Family Sagas in World Literatures and Audio-Visual Cultures: Reimagining Nations Across the Globe is a two-day interdisciplinary conference, jointly organized by the University of Leeds Centre for World Literatures and Centre for World Cinemas and Digital Cultures, and sponsored by the School of Languages, Cultures and Societies (University of Leeds), the Leeds Humanities Research Institute (LHRI, University of Leeds), and the British Comparative Literature Association (BCLA).

It brings together researchers who are specialised in a variety of linguistic and cultural areas and who work on different media. The objective is to examine the circulation, forms, themes, and cultural functions of family sagas in world literatures and audio-visual cultures, including radio, cinema, and TV series.

The family saga is a constitutively transnational and multi-media genre, bridging highbrow and popular cultures. The genre counts some of the bestsellers of world literature, including not just novels, but also serial narratives (trilogies, cycles), and comics, ranging from the late nineteenth century up to the present day. As serial narratives with popular appeal, family sagas have also been adapted to or produced for cinema, radio, and TV. Examples of family sagas include:  Zola’s Les Rougon-Macquart, Eça de Queirós’s Os Maias, Mann’s Buddenbrooks, Woolf’s The Years, Márquez’s One Hundred Years of Solitude, Haley’s Roots, Cunningham’s Flesh and Blood, Spiegelman’s Maus, Mo Yan’s Big Breasts and Wide Hips, Ferrante’s Neapolitan Cycle, Reitz’s Heimat, Giordana’s La meglio gioventù, Fellowes’ Downton Abbey.

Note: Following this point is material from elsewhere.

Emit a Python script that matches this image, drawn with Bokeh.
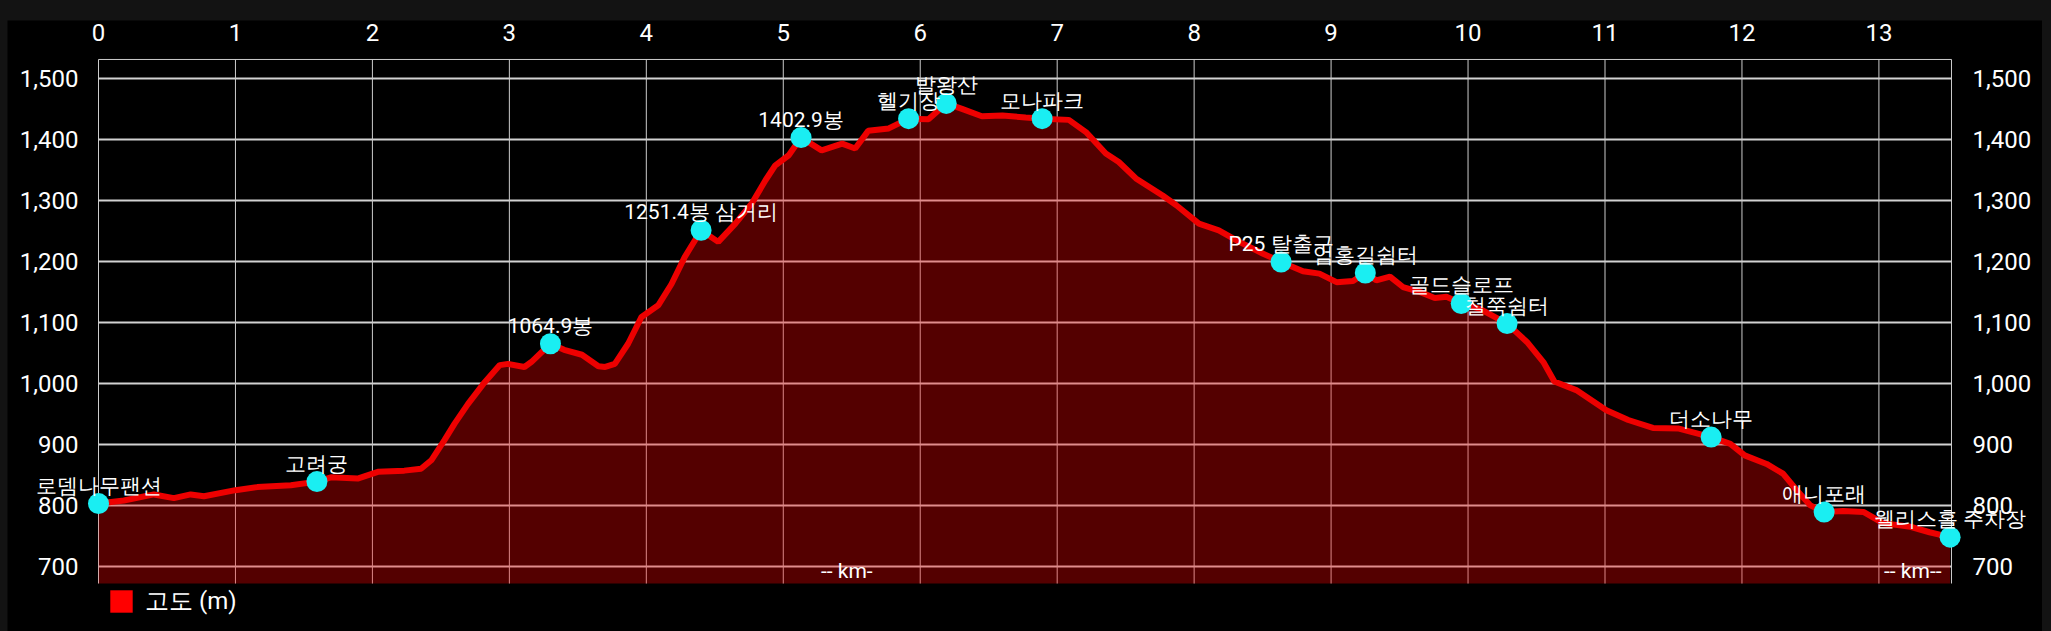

These family stories represent metonymically and metaphorically the life of nations as subject to the vagaries of local and world history. Family sagas respond to the need to reimagine nations at times of crisis spurred by economic, social, and political change; gender, ethnic, religious, and class conflicts; demographic transitions; and migration. They question pre-existing normative ideals of the nation, giving voice to silenced minorities, functioning as a cultural tool for the immanent critique of the national imagery and identity. The family saga as a cultural genre is instrumental to a politics of aesthetics, since it challenges and redefines the partition of the sensible that frames the nation as an imagined community.

Keynote speakers

Dr Nicholas White, Reader in Modern French Literature (University of Cambridge), author of French Divorce Fiction from the Revolution to the First World War (2012) and of The Family in Crisis in Late Nineteenth-Century French Fiction (1999).

Dr Rachel Palfreyman, Associate Professor in German Studies (University of Nottingham), author of Edgar Reitz’s “Heimat”: histories, traditions, fictions ( (2000), and (together with Elizabeth Boa) of Heimat: a German dream: regional loyalties and national identity in German culture, 1890-1990 (2000).

Professor Jobst Welge, Professor of Comparative Literature (Stockholm University), and author of Genealogical Fictions: Cultural Periphery and Historical Change in the Modern Novel (2014)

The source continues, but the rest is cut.